Polling memory location (default ddr)

ML cnxk driver provides the option to select the memory location to be used for polling to check the inference request completion. Driver supports using either the DDR address space (ddr) or ML registers (register) as polling locations. The parameter poll_mem is used to specify the poll location.

For example:
-a 0000:00:10.0,poll_mem="register"
With the above configuration, ML cnxk driver is configured to use ML registers for polling in fastpath requests.

1.6. Debugging Options

Table 1.12 OCTEON cnxk ML PMD debug options
#	Component	EAL log command
1	ML	–log-level=’pmd.ml.cnxk,8’

1.7. Extended stats

Marvell cnxk ML PMD supports reporting the inference latencies through extended statistics. The PMD supports the below list of 6 extended stats types per each model. Total number of extended stats would be equal to 6 x number of models loaded.

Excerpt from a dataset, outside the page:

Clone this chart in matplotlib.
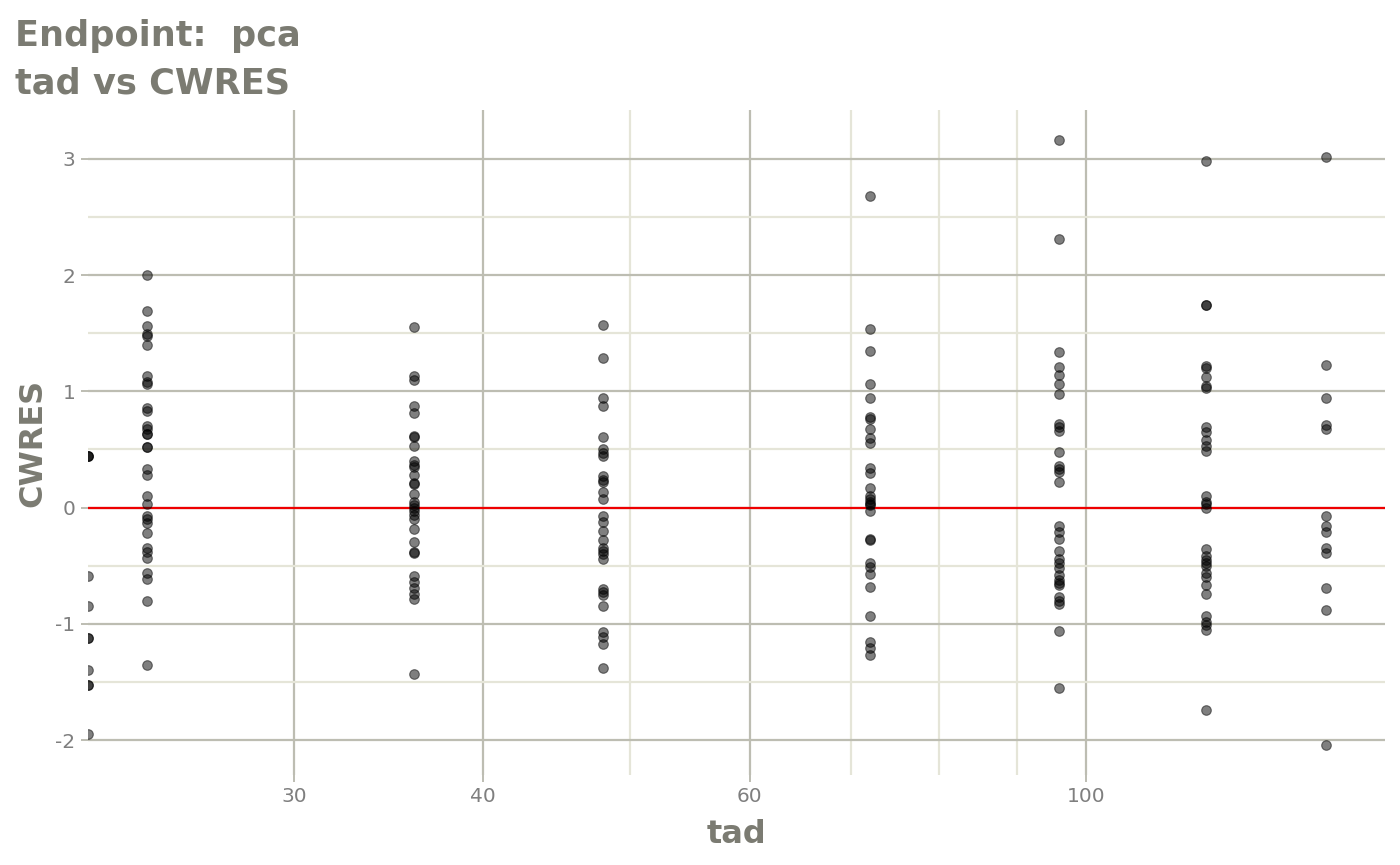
import numpy as np
import matplotlib
matplotlib.use("Agg")
import matplotlib.pyplot as plt
from matplotlib.ticker import FixedLocator, NullFormatter

# time after dose groups and the CWRES read at each
tad_groups = [0, 24, 36, 48, 72, 96, 120, 144]
cwres_groups = [
    [0.44, 0.44, 0.44, -0.59, -0.85, -1.12, -1.12, -1.40, -1.53, -1.53, -1.95],
    [2.00, 1.69, 1.56, 1.49, 1.48, 1.40, 1.13, 1.08, 1.06, 0.86, 0.83, 0.70, 0.68,
     0.63, 0.63, 0.52, 0.52, 0.33, 0.28, 0.10, 0.03, -0.07, -0.10, -0.13, -0.22,
     -0.35, -0.38, -0.43, -0.56, -0.61, -0.80, -1.35],
    [1.55, 1.13, 1.10, 0.87, 0.81, 0.62, 0.61, 0.53, 0.40, 0.37, 0.35, 0.28, 0.21,
     0.20, 0.12, 0.05, 0.02, 0.00, -0.03, -0.06, -0.10, -0.18, -0.30, -0.38, -0.39,
     -0.59, -0.64, -0.69, -0.74, -0.79, -1.43],
    [1.57, 1.29, 0.94, 0.87, 0.61, 0.50, 0.47, 0.44, 0.27, 0.24, 0.22, 0.13, 0.07,
     -0.07, -0.12, -0.20, -0.28, -0.35, -0.37, -0.40, -0.44, -0.70, -0.73, -0.75,
     -0.85, -1.07, -1.11, -1.17, -1.38],
    [2.68, 1.54, 1.35, 1.06, 0.94, 0.78, 0.76, 0.68, 0.60, 0.56, 0.34, 0.30, 0.17,
     0.10, 0.07, 0.05, 0.03, 0.02, -0.03, -0.27, -0.28, -0.48, -0.51, -0.57, -0.68,
     -0.93, -1.16, -1.21, -1.27],
    [3.16, 2.31, 1.34, 1.21, 1.14, 1.06, 0.98, 0.72, 0.69, 0.66, 0.48, 0.36, 0.33,
     0.31, 0.22, -0.16, -0.21, -0.27, -0.37, -0.44, -0.48, -0.52, -0.58, -0.62,
     -0.65, -0.67, -0.77, -0.80, -0.83, -1.06, -1.55],
    [2.98, 1.74, 1.74, 1.22, 1.20, 1.12, 1.05, 1.03, 0.69, 0.65, 0.58, 0.53, 0.49,
     0.10, 0.05, 0.03, 0.00, -0.36, -0.42, -0.45, -0.48, -0.50, -0.56, -0.60,
     -0.67, -0.74, -0.93, -0.98, -1.01, -1.05, -1.74],
    [3.02, 1.23, 0.94, 0.71, 0.68, -0.07, -0.16, -0.21, -0.35, -0.39, -0.69, -0.88,
     -2.04],
]
x_major = [30, 40, 60, 100]
x_minor = [50, 70, 80, 90]
y_major = [-2, -1, 0, 1, 2, 3]
y_minor = [-1.5, -0.5, 0.5, 1.5, 2.5]

tad = np.concatenate([[t] * len(c) for t, c in zip(tad_groups, cwres_groups)])
cwres = np.concatenate(cwres_groups)

# ggplot style 5% expansion on log scale, from the positive tad values
pos = np.log10(tad[tad > 0])
span = pos.max() - pos.min()
xlim = (10 ** (pos.min() - 0.05 * span), 10 ** (pos.max() + 0.05 * span))
yspan = cwres.max() - cwres.min()
ylim = (cwres.min() - 0.05 * yspan, cwres.max() + 0.05 * yspan)

# tad = 0 is -Inf on a log scale: drawn on the panel edge
tad_plot = np.where(tad > 0, tad, xlim[0])

title_col = "#7b7b72"
tick_col = "#7f7f7f"
major_col = "#bdbdb2"
minor_col = "#e5e5d8"

fig = plt.figure(figsize=(14, 8.65), dpi=100)
ax = fig.add_axes([88 / 1400, 1 - 775 / 865, (1385 - 88) / 1400, (775 - 110) / 865])
ax.set_xscale("log")
ax.set_xlim(xlim)
ax.set_ylim(ylim)

ax.xaxis.set_major_locator(FixedLocator(x_major))
ax.xaxis.set_minor_locator(FixedLocator(x_minor))
ax.set_xticklabels([str(v) for v in x_major])
ax.xaxis.set_minor_formatter(NullFormatter())
ax.yaxis.set_major_locator(FixedLocator(y_major))
ax.yaxis.set_minor_locator(FixedLocator(y_minor))
ax.set_yticklabels([str(v) for v in y_major])

ax.grid(which="major", color=major_col, linewidth=1.6)
ax.grid(which="minor", color=minor_col, linewidth=1.6)
ax.set_axisbelow(True)
for s in ax.spines.values():
    s.set_visible(False)
ax.tick_params(which="major", length=5, width=1.4, color=major_col,
               labelcolor=tick_col, labelsize=14.5, pad=4)
ax.tick_params(which="minor", length=0)

ax.axhline(0, color="#ee0000", linewidth=1.6, zorder=2)
ax.scatter(tad_plot, cwres, s=48, color="black", alpha=0.5,
           edgecolors="black", linewidths=0.8, zorder=3)

ax.set_xlabel("tad", fontsize=23, fontweight="bold", color=title_col, labelpad=9)
ax.set_ylabel("CWRES", fontsize=23, fontweight="bold", color=title_col, labelpad=5)

fig.text(15 / 1400, 1 - 46 / 865, "Endpoint:  pca", fontsize=25.3,
         fontweight="bold", color=title_col, va="baseline")
fig.text(15 / 1400, 1 - 93 / 865, "tad vs CWRES", fontsize=25.3,
         fontweight="bold", color=title_col, va="baseline")

fig.savefig("out.png", dpi=100)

Table 1.13 OCTEON cnxk ML PMD xstats names
#	Type	Description
1	Avg-HW-Latency	Average hardware latency
2	Min-HW-Latency	Minimum hardware latency
3	Max-HW-Latency	Maximum hardware latency
4	Avg-HW-Latency	Average firmware latency
5	Avg-HW-Latency	Minimum firmware latency
6	Avg-HW-Latency	Maximum firmware latency

Latency values reported by the PMD through xstats can have units, either in cycles or nano seconds. The units of the latency is determined during DPDK initialization and would depend on the availability of SCLK. Latencies are reported in nano seconds when the SCLK is available and in cycles otherwise. Application needs to initialize at least one RVU for the clock to be available.

xstats names are dynamically generated by the PMD and would have the format Model-<model_id>-Type-<units>.

For example:

Model-1-Avg-FW-Latency-ns

The above xstat name would report average firmware latency in nano seconds for model ID 1.

The number of xstats made available by the PMD change dynamically. The number would increase with loading a model and would decrease with unloading a model. The application needs to update the xstats map after a model is either loaded or unloaded.